Dominique Manotti n’a pas son pareil pour gratter là où ça fait (encore) mal,
exciter des plaies que l’on voulait cicatrisées, en extraire les croûtes et libérer le sang. Ses sujets sont comme d’anciennes blessures, anodines en apparence mais qui, négligées, ne guérissent pas et vous fichent la gangrène.
Marseille, 73, donc.
En 72, une circulaire ministérielle, dite Marcellin-Fontanet, exige des travailleurs immigrés, Algériens principalement, qu’ils aient un contrat de travail et un logement décent pour pouvoir demeurer en France. Du jour au lendemain, des centaines d’entre eux basculent dans la clandestinité. Dans le Sud de la France, les groupuscules d’extrême droite, Ordre Nouveau en tête, en profitent pour dénoncer l’immigration de masse, cette invasion qui menace l’emploi et le mode de vie de leurs compatriotes. La chasse aux Arabes, qui osent réclamer leur régularisation, est ouverte.
En 73, à Marseille, les maghrébins tombent comme des mouches. Ce n’est pas une invention de l’auteure mais le point de départ véridique dont elle se sert comme base de son récit. Une cinquantaine d’entre eux se retrouve dans la rubrique des faits divers. Noyés, tombés, écrasés. Meurtres ? Attentats racistes ? Allons donc, plutôt des règlements de compte, la France n’est pas raciste ! Il suffit pour s’en convaincre, de lire les (vraies) Unes des quotidiens locaux… N’empêche. Quand le commissaire Daquin, dont ce n’est ici que la deuxième enquête dans ce coin qu’il connaît mal, s’intéresse au décès du jeune Malek, 16 ans, abattu de sang-froid, comme pour faire un carton ou un exemple et qu’il constate que personne ne se soucie de lui rendre justice, il prend l’affaire en main et ne la lâchera plus.
En 73, la situation politique en France est des plus tendues. La guerre d’Algérie s’est finie hier et le conflit s’est déplacé dans l’hexagone. Les membres de l’OAS ont été amnistiés, les flics à l’œuvre là-bas se retrouvent intégrés dans la police ici, même les pires. Marseille focalise toutes ces tensions. La violence s’expose au grand jour.

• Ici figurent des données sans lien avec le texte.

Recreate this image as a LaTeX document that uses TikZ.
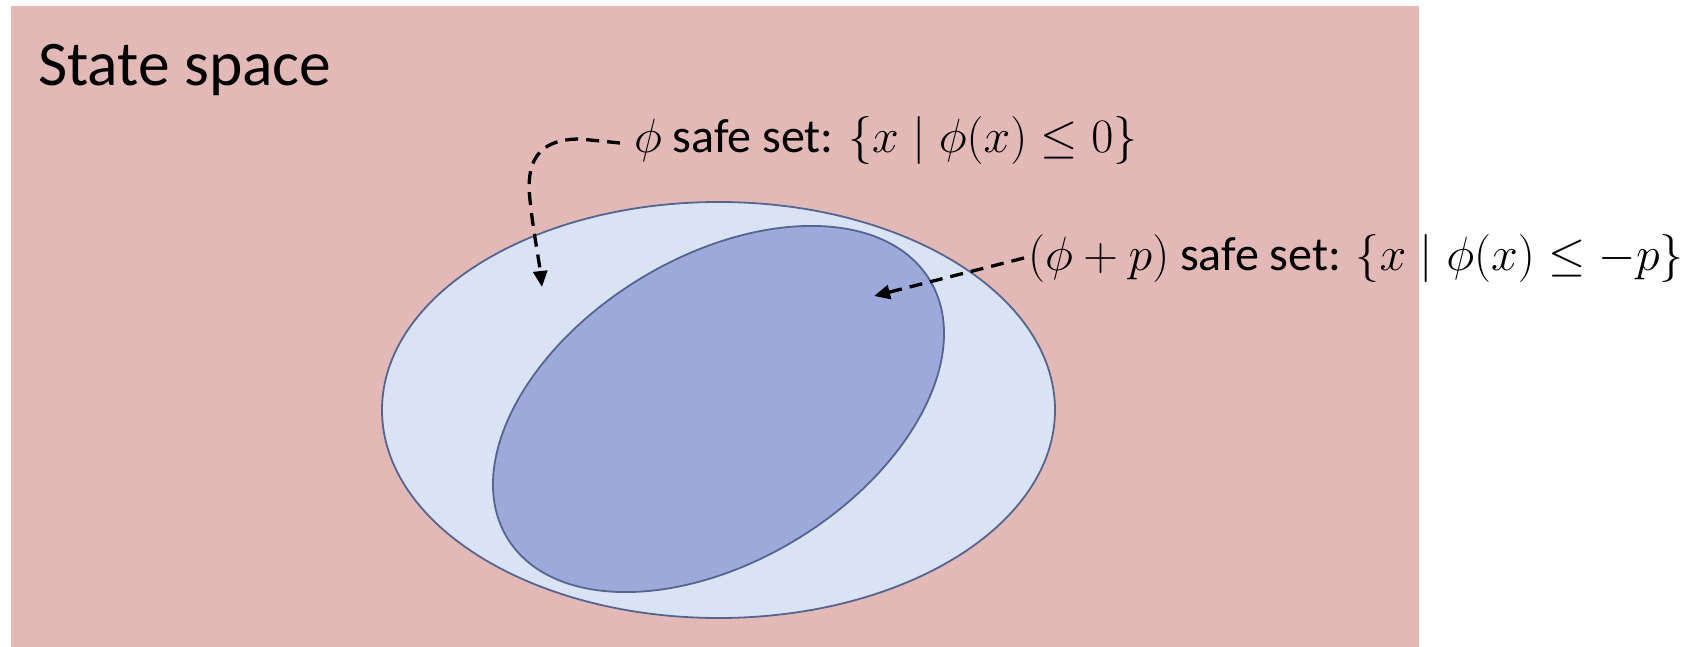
\RequirePackage{fix-cm}
\documentclass[tikz,border=0pt]{standalone}
\usepackage{fontspec}
\setmainfont{Carlito}
\usetikzlibrary{shapes.geometric,arrows.meta}
\definecolor{bgpink}{HTML}{E2B9B7}
\definecolor{outerfill}{HTML}{DAE3F3}
\definecolor{innerfill}{HTML}{9DA9DA}
\definecolor{setline}{HTML}{56658F}
\tikzset{
  setshape/.style={ellipse, draw=setline, line width=1.8pt, inner sep=0pt, outer sep=0pt},
  labeltext/.style={inner sep=0pt, outer sep=0pt, font=\fontsize{48}{56}\selectfont},
  pointer/.style={draw=black, line width=3.3pt, dash pattern=on 13pt off 8pt, -{Triangle[length=16pt,width=14pt]}}
}
\begin{document}
\begin{tikzpicture}[x=1pt,y=-1pt]
\useasboundingbox (0,0) rectangle (1706,647);
\fill[bgpink] (11,6) rectangle (1419,647);
\node[anchor=base west, inner sep=0pt, font=\fontsize{63.5}{72}\selectfont] (title) at (38,86) {State space};
\node[setshape, fill=outerfill, minimum width=673pt, minimum height=416pt] (outer) at (718.5,410) {};
\node[setshape, fill=innerfill, minimum width=495pt, minimum height=304pt, rotate=31.5] (inner) at (718.5,409) {};
\node[labeltext, anchor=base west] (lab1) at (634,153) {$\phi$ safe set: $\{x \mid \phi(x) \leq 0\}$};
\node[labeltext, anchor=base west] (lab2) at (1028,270) {$(\phi + p)$ safe set: $\{x \mid \phi(x) \leq -p\}$};
\coordinate (tip1) at (542,287);
\coordinate (tip2) at (874,296);
\draw[pointer] ([xshift=-14pt,yshift=-2pt]lab1.west) -- (580,139) .. controls (535,139) and (526,165) .. (530,200) .. controls (533,230) and (539,260) .. (tip1);
\draw[pointer] ([xshift=-4pt]lab2.west) -- (tip2);
\end{tikzpicture}
\end{document}
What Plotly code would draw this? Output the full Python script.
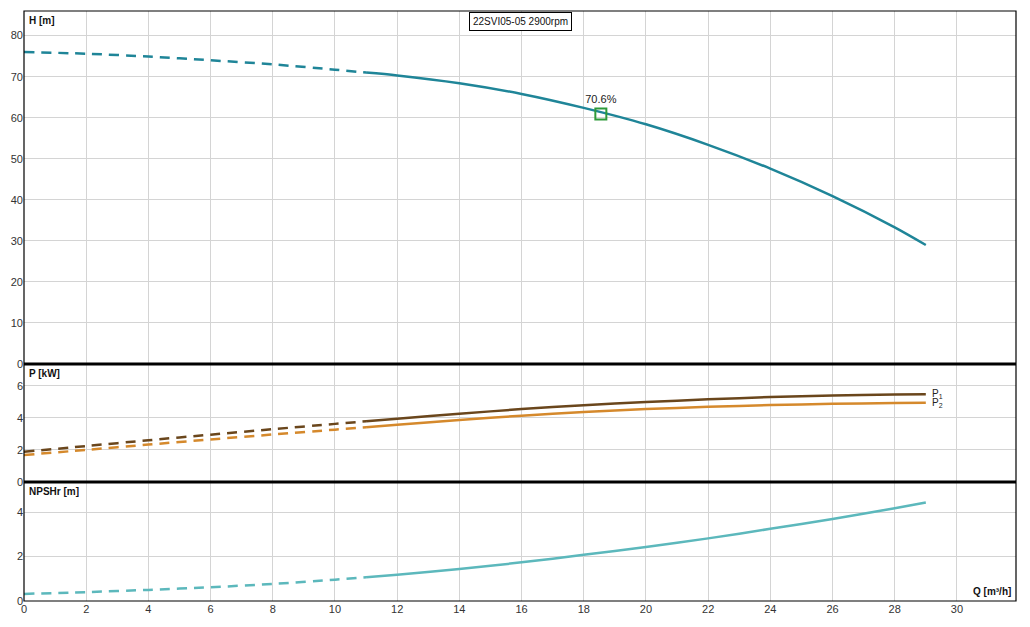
import plotly.graph_objects as go

# Q [m3/h]
q_dash = [0, 2, 4, 6, 8, 10, 11]
q_solid = [11, 12, 14, 16, 18, 20, 22, 24, 26, 28, 29]

# H [m]
h_dash = [76.0, 75.6, 74.9, 74.0, 73.0, 71.7, 71.0]
h_solid = [71.0, 70.3, 68.4, 65.8, 62.4, 58.4, 53.4, 47.6, 40.9, 33.3, 29.0]

# P1 / P2 [kW]
p1_dash = [1.88, 2.24, 2.6, 2.95, 3.29, 3.62, 3.78]
p1_solid = [3.78, 3.94, 4.25, 4.54, 4.78, 4.98, 5.15, 5.29, 5.39, 5.45, 5.47]
p2_dash = [1.68, 2.0, 2.33, 2.65, 2.96, 3.26, 3.41]
p2_solid = [3.41, 3.56, 3.86, 4.13, 4.36, 4.54, 4.68, 4.79, 4.87, 4.92, 4.94]

# NPSHr [m]
npsh_dash = [0.32, 0.4, 0.5, 0.62, 0.77, 0.96, 1.07]
npsh_solid = [1.07, 1.18, 1.44, 1.74, 2.08, 2.43, 2.82, 3.25, 3.69, 4.18, 4.44]

# punto di lavoro
bep_q = [18.55]
bep_h = [60.9]
bep_label = "70.6%"

titolo = "22SVI05-05 2900rpm"

col_h = "#1f8598"
col_p1 = "#6a461c"
col_p2 = "#d5892c"
col_npsh = "#5cb8bc"
griglia = "#d4d4d4"
dash = "10px,7px"

fig = go.Figure()

def curva(x, y, col, asse, tratteggio):
    fig.add_trace(go.Scatter(
        x=x, y=y, mode="lines",
        line=dict(color=col, width=2.5, dash=tratteggio, shape="spline", smoothing=0.8),
        xaxis=asse[0], yaxis=asse[1], showlegend=False, hoverinfo="skip"))

curva(q_dash, h_dash, col_h, ("x", "y"), dash)
curva(q_solid, h_solid, col_h, ("x", "y"), "solid")
curva(q_dash, p1_dash, col_p1, ("x2", "y2"), dash)
curva(q_solid, p1_solid, col_p1, ("x2", "y2"), "solid")
curva(q_dash, p2_dash, col_p2, ("x2", "y2"), dash)
curva(q_solid, p2_solid, col_p2, ("x2", "y2"), "solid")
curva(q_dash, npsh_dash, col_npsh, ("x3", "y3"), dash)
curva(q_solid, npsh_solid, col_npsh, ("x3", "y3"), "solid")

fig.add_trace(go.Scatter(
    x=bep_q, y=bep_h, mode="markers+text", text=[bep_label], textposition="top center",
    textfont=dict(size=11, color="#222"),
    marker=dict(symbol="square-open", size=11, color="#2e9a3a", line=dict(width=2)),
    showlegend=False, hoverinfo="skip"))

# posizione dei pannelli (frazioni del foglio)
d_np = (0, 0.2017)
d_p = (0.2017, 0.4017)
d_h = (0.4017, 1)

tick_font = dict(family="Liberation Sans, Arial", size=11, color="#333")
x_comune = dict(range=[0, 31.9], dtick=2, showgrid=True, gridcolor=griglia, zeroline=False,
                showline=False, ticks="", automargin=False)
y_comune = dict(gridcolor=griglia, zeroline=False, tickfont=tick_font, ticks="", automargin=False)

# la pagina ha 8px di margine: figura ridotta di conseguenza
fig.update_layout(
    width=1014, height=611,
    margin=dict(l=16, r=6, t=3, b=18),
    paper_bgcolor="white", plot_bgcolor="white",
    font=dict(family="Liberation Sans, Arial", size=11, color="#222"),
    xaxis=dict(**x_comune, anchor="y", showticklabels=False),
    xaxis2=dict(**x_comune, anchor="y2", matches="x", showticklabels=False),
    xaxis3=dict(**x_comune, anchor="y3", matches="x", showticklabels=True, tickfont=tick_font),
    yaxis=dict(**y_comune, domain=d_h, range=[0, 86], dtick=10),
    yaxis2=dict(**y_comune, domain=d_p, range=[0, 7.35], dtick=2),
    yaxis3=dict(**y_comune, domain=d_np, range=[0, 5.36], dtick=2),
)

# bordi e separatori
fig.add_shape(type="rect", xref="paper", yref="paper", x0=0, x1=1, y0=0, y1=1,
              line=dict(color="black", width=1.2))
for yy in (d_p[1], d_np[1]):
    fig.add_shape(type="line", xref="paper", yref="paper", x0=0, x1=1, y0=yy, y1=yy,
                  line=dict(color="black", width=3))

bold = dict(family="Liberation Sans, Arial", size=10, color="#111")
fig.add_annotation(text="<b>H [m]</b>", xref="paper", yref="paper", x=0.003, y=0.997,
                   xanchor="left", yanchor="top", showarrow=False, font=bold)
fig.add_annotation(text="<b>P [kW]</b>", xref="paper", yref="paper", x=0.003, y=d_p[1] - 0.003,
                   xanchor="left", yanchor="top", showarrow=False, font=bold)
fig.add_annotation(text="<b>NPSHr [m]</b>", xref="paper", yref="paper", x=0.003, y=d_np[1] - 0.003,
                   xanchor="left", yanchor="top", showarrow=False, font=bold)
fig.add_annotation(text="<b>Q [m³/h]</b>", xref="paper", yref="paper", x=0.997, y=0.003,
                   xanchor="right", yanchor="bottom", showarrow=False, font=bold)

# etichette P1 / P2 a fine curva
fig.add_annotation(text="P<sub>1</sub>", x=q_solid[-1] + 0.15, y=p1_solid[-1], xref="x2", yref="y2",
                   xanchor="left", yanchor="middle", showarrow=False,
                   font=dict(family="Liberation Sans, Arial", size=10, color="#222"))
fig.add_annotation(text="P<sub>2</sub>", x=q_solid[-1] + 0.15, y=p2_solid[-1], xref="x2", yref="y2",
                   xanchor="left", yanchor="middle", showarrow=False,
                   font=dict(family="Liberation Sans, Arial", size=10, color="#222"))

# titolo in riquadro
fig.add_annotation(text=titolo, xref="paper", yref="paper", x=0.5, y=0.998,
                   xanchor="center", yanchor="top", showarrow=False,
                   font=dict(family="Liberation Sans, Arial", size=10, color="#111"),
                   bgcolor="white", bordercolor="black", borderwidth=1, borderpad=3)

fig.write_html("out.html")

Pieds noirs, corses, harkis fricotent avec les mouvements d’extrême droite, dont le tout nouveau front national, le SAC commence à faire parler de lui, le gouvernement Pompidou est obligé de négocier avec Boumedienne pour le pétrole et les essais nucléaires, alors le sort de quelques bicots…. L’heure est à l’idée de remigration par la terreur, et bien peu apportent leur soutien aux immigrés des quartiers nord.
L’enquête progresse au présent, au jour le jour. Les mots de Manotti, secs, précis, sont des armes, non pas au service d’une cause, mais pour lutter contre l’oubli et mieux comprendre le présent.